### [JOB]
All the data must come back unchanged, except that pictures are left out.

______

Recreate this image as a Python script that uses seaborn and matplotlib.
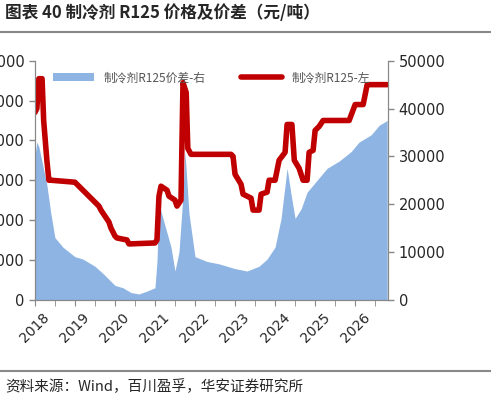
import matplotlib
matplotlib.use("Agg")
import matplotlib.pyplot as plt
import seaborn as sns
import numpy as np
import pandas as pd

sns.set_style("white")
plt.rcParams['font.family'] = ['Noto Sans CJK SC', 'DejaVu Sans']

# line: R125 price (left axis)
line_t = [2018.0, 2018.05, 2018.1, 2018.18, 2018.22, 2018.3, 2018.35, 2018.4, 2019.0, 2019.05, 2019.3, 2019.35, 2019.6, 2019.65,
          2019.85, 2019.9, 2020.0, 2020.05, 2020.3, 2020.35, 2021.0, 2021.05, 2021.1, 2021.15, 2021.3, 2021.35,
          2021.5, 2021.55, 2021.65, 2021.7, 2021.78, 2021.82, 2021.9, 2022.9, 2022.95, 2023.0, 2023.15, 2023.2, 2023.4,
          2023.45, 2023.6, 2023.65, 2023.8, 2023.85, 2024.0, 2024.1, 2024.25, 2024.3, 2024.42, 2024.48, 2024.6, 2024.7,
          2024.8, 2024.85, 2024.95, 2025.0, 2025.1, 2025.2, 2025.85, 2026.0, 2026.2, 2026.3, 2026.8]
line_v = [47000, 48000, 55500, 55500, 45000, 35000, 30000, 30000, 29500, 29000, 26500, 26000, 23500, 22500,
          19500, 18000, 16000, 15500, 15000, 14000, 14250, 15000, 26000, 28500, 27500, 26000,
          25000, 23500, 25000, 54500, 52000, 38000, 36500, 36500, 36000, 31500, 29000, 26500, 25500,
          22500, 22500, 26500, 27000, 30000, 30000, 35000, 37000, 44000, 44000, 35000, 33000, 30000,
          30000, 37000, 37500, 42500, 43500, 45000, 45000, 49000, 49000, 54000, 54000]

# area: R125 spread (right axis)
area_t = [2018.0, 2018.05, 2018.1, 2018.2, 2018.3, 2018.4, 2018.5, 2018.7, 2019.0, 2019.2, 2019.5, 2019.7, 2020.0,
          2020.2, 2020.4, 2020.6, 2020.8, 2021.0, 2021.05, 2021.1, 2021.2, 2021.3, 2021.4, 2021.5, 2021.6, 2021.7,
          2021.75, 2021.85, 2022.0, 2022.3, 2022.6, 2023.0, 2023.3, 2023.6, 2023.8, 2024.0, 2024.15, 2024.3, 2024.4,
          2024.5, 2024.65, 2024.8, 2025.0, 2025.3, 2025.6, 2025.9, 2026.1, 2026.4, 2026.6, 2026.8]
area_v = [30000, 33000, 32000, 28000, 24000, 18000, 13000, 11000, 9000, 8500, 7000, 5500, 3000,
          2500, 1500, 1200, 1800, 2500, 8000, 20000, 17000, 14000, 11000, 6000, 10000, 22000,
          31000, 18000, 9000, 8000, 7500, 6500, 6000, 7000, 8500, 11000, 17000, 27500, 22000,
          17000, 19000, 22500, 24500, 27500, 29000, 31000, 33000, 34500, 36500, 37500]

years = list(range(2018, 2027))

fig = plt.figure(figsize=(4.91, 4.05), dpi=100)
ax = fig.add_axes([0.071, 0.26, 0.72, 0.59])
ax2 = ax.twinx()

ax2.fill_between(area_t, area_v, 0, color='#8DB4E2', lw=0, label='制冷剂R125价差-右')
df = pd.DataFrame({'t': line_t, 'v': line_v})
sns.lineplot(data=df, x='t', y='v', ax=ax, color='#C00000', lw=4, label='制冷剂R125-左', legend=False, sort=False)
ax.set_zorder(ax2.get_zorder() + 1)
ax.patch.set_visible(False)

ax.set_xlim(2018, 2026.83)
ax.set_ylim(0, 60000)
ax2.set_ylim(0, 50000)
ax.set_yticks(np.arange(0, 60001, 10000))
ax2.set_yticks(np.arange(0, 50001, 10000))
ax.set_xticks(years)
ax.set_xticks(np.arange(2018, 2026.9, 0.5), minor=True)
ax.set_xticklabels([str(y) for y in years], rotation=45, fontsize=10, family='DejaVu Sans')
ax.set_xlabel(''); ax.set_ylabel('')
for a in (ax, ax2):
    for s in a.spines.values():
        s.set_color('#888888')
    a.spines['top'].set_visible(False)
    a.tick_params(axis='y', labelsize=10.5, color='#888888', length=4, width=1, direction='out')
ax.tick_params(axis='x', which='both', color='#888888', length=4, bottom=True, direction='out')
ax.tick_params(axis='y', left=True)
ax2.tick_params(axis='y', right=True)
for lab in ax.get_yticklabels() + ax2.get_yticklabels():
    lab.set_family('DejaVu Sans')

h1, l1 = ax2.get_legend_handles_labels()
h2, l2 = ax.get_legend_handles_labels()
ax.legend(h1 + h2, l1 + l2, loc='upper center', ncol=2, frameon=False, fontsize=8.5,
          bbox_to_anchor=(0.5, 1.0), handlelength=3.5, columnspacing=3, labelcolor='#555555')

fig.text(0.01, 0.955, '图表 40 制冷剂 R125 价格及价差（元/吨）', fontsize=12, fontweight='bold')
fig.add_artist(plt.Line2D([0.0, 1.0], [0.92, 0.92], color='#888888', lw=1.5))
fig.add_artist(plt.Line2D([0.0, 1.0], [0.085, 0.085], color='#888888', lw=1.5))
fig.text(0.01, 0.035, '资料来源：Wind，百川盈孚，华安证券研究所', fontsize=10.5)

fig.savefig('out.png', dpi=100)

______

### [RESPONSE BELOW]
Recreate this image as a Python script that uses seaborn and matplotlib.
import matplotlib
matplotlib.use("Agg")
import matplotlib.pyplot as plt
import seaborn as sns
import numpy as np
import pandas as pd

sns.set_style("white")
plt.rcParams['font.family'] = ['Noto Sans CJK SC', 'DejaVu Sans']

# line: R125 price (left axis)
line_t = [2018.0, 2018.05, 2018.1, 2018.18, 2018.22, 2018.3, 2018.35, 2018.4, 2019.0, 2019.05, 2019.3, 2019.35, 2019.6, 2019.65,
          2019.85, 2019.9, 2020.0, 2020.05, 2020.3, 2020.35, 2021.0, 2021.05, 2021.1, 2021.15, 2021.3, 2021.35,
          2021.5, 2021.55, 2021.65, 2021.7, 2021.78, 2021.82, 2021.9, 2022.9, 2022.95, 2023.0, 2023.15, 2023.2, 2023.4,
          2023.45, 2023.6, 2023.65, 2023.8, 2023.85, 2024.0, 2024.1, 2024.25, 2024.3, 2024.42, 2024.48, 2024.6, 2024.7,
          2024.8, 2024.85, 2024.95, 2025.0, 2025.1, 2025.2, 2025.85, 2026.0, 2026.2, 2026.3, 2026.8]
line_v = [47000, 48000, 55500, 55500, 45000, 35000, 30000, 30000, 29500, 29000, 26500, 26000, 23500, 22500,
          19500, 18000, 16000, 15500, 15000, 14000, 14250, 15000, 26000, 28500, 27500, 26000,
          25000, 23500, 25000, 54500, 52000, 38000, 36500, 36500, 36000, 31500, 29000, 26500, 25500,
          22500, 22500, 26500, 27000, 30000, 30000, 35000, 37000, 44000, 44000, 35000, 33000, 30000,
          30000, 37000, 37500, 42500, 43500, 45000, 45000, 49000, 49000, 54000, 54000]

# area: R125 spread (right axis)
area_t = [2018.0, 2018.05, 2018.1, 2018.2, 2018.3, 2018.4, 2018.5, 2018.7, 2019.0, 2019.2, 2019.5, 2019.7, 2020.0,
          2020.2, 2020.4, 2020.6, 2020.8, 2021.0, 2021.05, 2021.1, 2021.2, 2021.3, 2021.4, 2021.5, 2021.6, 2021.7,
          2021.75, 2021.85, 2022.0, 2022.3, 2022.6, 2023.0, 2023.3, 2023.6, 2023.8, 2024.0, 2024.15, 2024.3, 2024.4,
          2024.5, 2024.65, 2024.8, 2025.0, 2025.3, 2025.6, 2025.9, 2026.1, 2026.4, 2026.6, 2026.8]
area_v = [30000, 33000, 32000, 28000, 24000, 18000, 13000, 11000, 9000, 8500, 7000, 5500, 3000,
          2500, 1500, 1200, 1800, 2500, 8000, 20000, 17000, 14000, 11000, 6000, 10000, 22000,
          31000, 18000, 9000, 8000, 7500, 6500, 6000, 7000, 8500, 11000, 17000, 27500, 22000,
          17000, 19000, 22500, 24500, 27500, 29000, 31000, 33000, 34500, 36500, 37500]

years = list(range(2018, 2027))

fig = plt.figure(figsize=(4.91, 4.05), dpi=100)
ax = fig.add_axes([0.071, 0.26, 0.72, 0.59])
ax2 = ax.twinx()

ax2.fill_between(area_t, area_v, 0, color='#8DB4E2', lw=0, label='制冷剂R125价差-右')
df = pd.DataFrame({'t': line_t, 'v': line_v})
sns.lineplot(data=df, x='t', y='v', ax=ax, color='#C00000', lw=4, label='制冷剂R125-左', legend=False, sort=False)
ax.set_zorder(ax2.get_zorder() + 1)
ax.patch.set_visible(False)

ax.set_xlim(2018, 2026.83)
ax.set_ylim(0, 60000)
ax2.set_ylim(0, 50000)
ax.set_yticks(np.arange(0, 60001, 10000))
ax2.set_yticks(np.arange(0, 50001, 10000))
ax.set_xticks(years)
ax.set_xticks(np.arange(2018, 2026.9, 0.5), minor=True)
ax.set_xticklabels([str(y) for y in years], rotation=45, fontsize=10, family='DejaVu Sans')
ax.set_xlabel(''); ax.set_ylabel('')
for a in (ax, ax2):
    for s in a.spines.values():
        s.set_color('#888888')
    a.spines['top'].set_visible(False)
    a.tick_params(axis='y', labelsize=10.5, color='#888888', length=4, width=1, direction='out')
ax.tick_params(axis='x', which='both', color='#888888', length=4, bottom=True, direction='out')
ax.tick_params(axis='y', left=True)
ax2.tick_params(axis='y', right=True)
for lab in ax.get_yticklabels() + ax2.get_yticklabels():
    lab.set_family('DejaVu Sans')

h1, l1 = ax2.get_legend_handles_labels()
h2, l2 = ax.get_legend_handles_labels()
ax.legend(h1 + h2, l1 + l2, loc='upper center', ncol=2, frameon=False, fontsize=8.5,
          bbox_to_anchor=(0.5, 1.0), handlelength=3.5, columnspacing=3, labelcolor='#555555')

fig.text(0.01, 0.955, '图表 40 制冷剂 R125 价格及价差（元/吨）', fontsize=12, fontweight='bold')
fig.add_artist(plt.Line2D([0.0, 1.0], [0.92, 0.92], color='#888888', lw=1.5))
fig.add_artist(plt.Line2D([0.0, 1.0], [0.085, 0.085], color='#888888', lw=1.5))
fig.text(0.01, 0.035, '资料来源：Wind，百川盈孚，华安证券研究所', fontsize=10.5)

fig.savefig('out.png', dpi=100)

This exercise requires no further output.